The task: Please write out the lines of the data exactly, beginning with the first and ending with the line containing "(right-join) -- (bot-b);"; leave the pictures behind.

## START

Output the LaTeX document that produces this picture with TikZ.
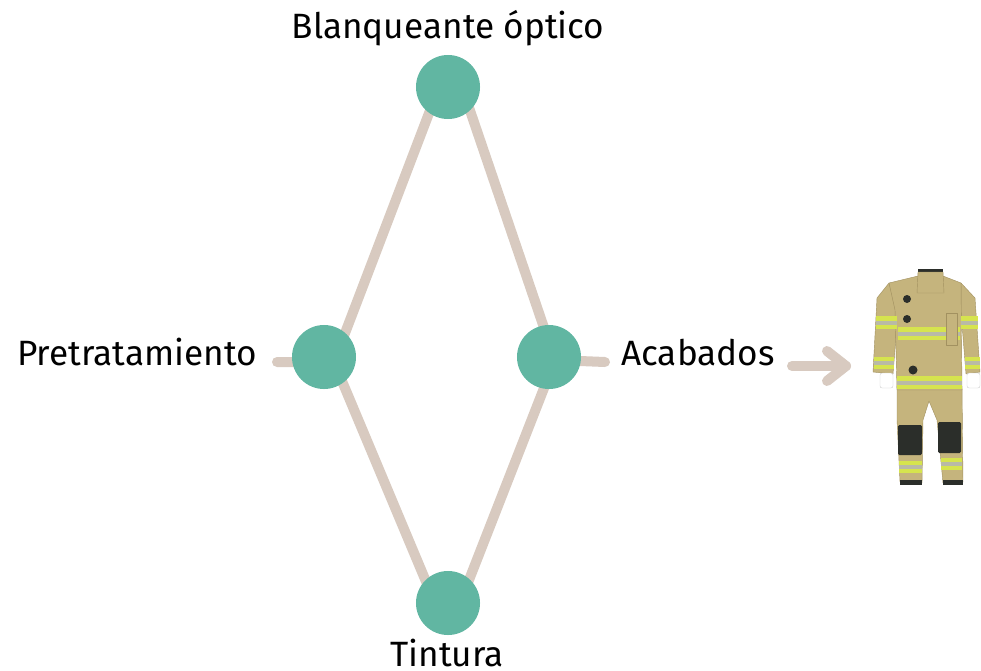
\documentclass[tikz,border=0pt]{standalone}
\usepackage{fontspec}
\setmainfont{Fira Sans}
\usetikzlibrary{positioning}
\definecolor{stagegreen}{HTML}{61B6A2}
\definecolor{linktan}{HTML}{D8CAC0}
\definecolor{suitkhaki}{HTML}{C5B47D}
\definecolor{suitdark}{HTML}{A29160}
\definecolor{tapelime}{HTML}{D6E44E}
\definecolor{tapegray}{HTML}{B9BAA6}
\definecolor{padblack}{HTML}{2B2E2A}
\tikzset{
  stage/.style={circle,fill=stagegreen,minimum size=1.6cm,inner sep=0pt},
  link/.style={draw=linktan,line width=0.25cm,line cap=round,line join=round},
  stage label/.style={font=\fontsize{25}{30}\selectfont,text=black,inner sep=0pt},
  suit part/.style={fill=suitkhaki,draw=suitdark,line width=0.3pt,line join=round},
  tape/.style={fill=tapelime,draw=none},
  tape core/.style={fill=tapegray,draw=none},
  pad/.style={fill=padblack,draw=none,rounded corners=1pt},
  glove/.style={fill=white,draw=gray!40,line width=0.3pt,rounded corners=1.5pt}
}
\begin{document}
\begin{tikzpicture}[x=0.025cm,y=-0.025cm]
  \useasboundingbox (0,0) rectangle (981,671);

  % diamond of process links
  \coordinate (top-a)      at (439,87);
  \coordinate (top-b)      at (462,87);
  \coordinate (bot-a)      at (435,603);
  \coordinate (bot-b)      at (460,603);
  \coordinate (left-join)  at (334,362);
  \coordinate (right-join) at (555,360);
  \coordinate (left-end)   at (277,362);
  \coordinate (right-end)  at (605,362);
  \draw[link] (left-end) -- (left-join) -- (top-a);
  \draw[link] (left-join) -- (bot-a);
  \draw[link] (right-end) -- (right-join) -- (top-b);
  \draw[link] (right-join) -- (bot-b);

  \node[stage] (blanq) at (448,87)  {};
  \node[stage] (pre)   at (324,357) {};
  \node[stage] (acab)  at (549,357) {};
  \node[stage] (tint)  at (448,603) {};

  \node[stage label,anchor=base]      (blanq-lbl) at (448,38)  {Blanqueante óptico};
  \node[stage label,anchor=base east] (pre-lbl)   at (257,365) {Pretratamiento};
  \node[stage label,anchor=base west] (acab-lbl)  at (621,365) {Acabados};
  \node[stage label,anchor=base]      (tint-lbl)  at (447,666) {Tintura};

  % arrow to the suit
  \coordinate (arr-start) at (792,366);
  \coordinate (arr-tip)   at (846,366);
  \draw[link] (arr-start) -- (arr-tip);
  \draw[link] ([shift={(-19,-15)}]arr-tip) -- (arr-tip) -- ([shift={(-19,15)}]arr-tip);

  % firefighter suit
  \begin{scope}
    % trousers
    \draw[suit part] (897,386) -- (962,386) -- (963,482) -- (943,483) -- (937,420)
      -- (929,401) -- (923,420) -- (922,483) -- (900,482) -- (897,420) -- cycle;
    \fill[pad] (898,425) rectangle (922,455);
    \fill[pad] (938,422) rectangle (961,453);
    \fill[tape] (899,461) rectangle (922,473);
    \fill[tape core] (899,465) rectangle (922,469);
    \fill[tape] (941,458) rectangle (962,470);
    \fill[tape core] (941,462) rectangle (962,466);
    \fill[padblack] (900,480) rectangle (922,485);
    \fill[padblack] (943,480) rectangle (963,485);
    % sleeves
    \draw[suit part] (889,283) -- (877,298) -- (873,372) -- (893,374) -- (898,312) -- cycle;
    \draw[suit part] (961,283) -- (975,298) -- (980,372) -- (966,374) -- (961,312) -- cycle;
    % jacket body
    \draw[suit part] (889,283) -- (918,276) -- (943,276) -- (961,283) -- (962,390)
      -- (897,390) -- (895,310) -- cycle;
    \fill[padblack] (918,269) rectangle (943,278);
    \draw[suit part] (918,272) -- (943,272) -- (944,293) -- (917,293) -- cycle;
    % reflective tape
    \fill[tape] (898,327) rectangle (960,340);
    \fill[tape core] (898,331.5) rectangle (960,335.5);
    \fill[tape] (897,376) rectangle (962,389);
    \fill[tape core] (897,380.5) rectangle (962,384.5);
    \fill[tape] (876,316) rectangle (897,329);
    \fill[tape core] (876,320.5) rectangle (897,324.5);
    \fill[tape] (961,316) rectangle (978,329);
    \fill[tape core] (961,320.5) rectangle (978,324.5);
    \fill[tape] (874,357) rectangle (894,369);
    \fill[tape core] (874,361) rectangle (894,365);
    \fill[tape] (965,357) rectangle (980,369);
    \fill[tape core] (965,361) rectangle (980,365);
    % pocket and badges
    \draw[suit part] (946,313) rectangle (957,345);
    \fill[padblack] (907,299) circle (4);
    \fill[padblack] (907,319) circle (4);
    \fill[padblack] (913,370) circle (4.5);
    % gloves
    \draw[glove] (880,373) rectangle (893,388);
    \draw[glove] (967,373) rectangle (980,388);
  \end{scope}
\end{tikzpicture}
\end{document}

## END

Correct response:
Output the LaTeX document that produces this picture with TikZ.
\documentclass[tikz,border=0pt]{standalone}
\usepackage{fontspec}
\setmainfont{Fira Sans}
\usetikzlibrary{positioning}
\definecolor{stagegreen}{HTML}{61B6A2}
\definecolor{linktan}{HTML}{D8CAC0}
\definecolor{suitkhaki}{HTML}{C5B47D}
\definecolor{suitdark}{HTML}{A29160}
\definecolor{tapelime}{HTML}{D6E44E}
\definecolor{tapegray}{HTML}{B9BAA6}
\definecolor{padblack}{HTML}{2B2E2A}
\tikzset{
  stage/.style={circle,fill=stagegreen,minimum size=1.6cm,inner sep=0pt},
  link/.style={draw=linktan,line width=0.25cm,line cap=round,line join=round},
  stage label/.style={font=\fontsize{25}{30}\selectfont,text=black,inner sep=0pt},
  suit part/.style={fill=suitkhaki,draw=suitdark,line width=0.3pt,line join=round},
  tape/.style={fill=tapelime,draw=none},
  tape core/.style={fill=tapegray,draw=none},
  pad/.style={fill=padblack,draw=none,rounded corners=1pt},
  glove/.style={fill=white,draw=gray!40,line width=0.3pt,rounded corners=1.5pt}
}
\begin{document}
\begin{tikzpicture}[x=0.025cm,y=-0.025cm]
  \useasboundingbox (0,0) rectangle (981,671);

  % diamond of process links
  \coordinate (top-a)      at (439,87);
  \coordinate (top-b)      at (462,87);
  \coordinate (bot-a)      at (435,603);
  \coordinate (bot-b)      at (460,603);
  \coordinate (left-join)  at (334,362);
  \coordinate (right-join) at (555,360);
  \coordinate (left-end)   at (277,362);
  \coordinate (right-end)  at (605,362);
  \draw[link] (left-end) -- (left-join) -- (top-a);
  \draw[link] (left-join) -- (bot-a);
  \draw[link] (right-end) -- (right-join) -- (top-b);
  \draw[link] (right-join) -- (bot-b);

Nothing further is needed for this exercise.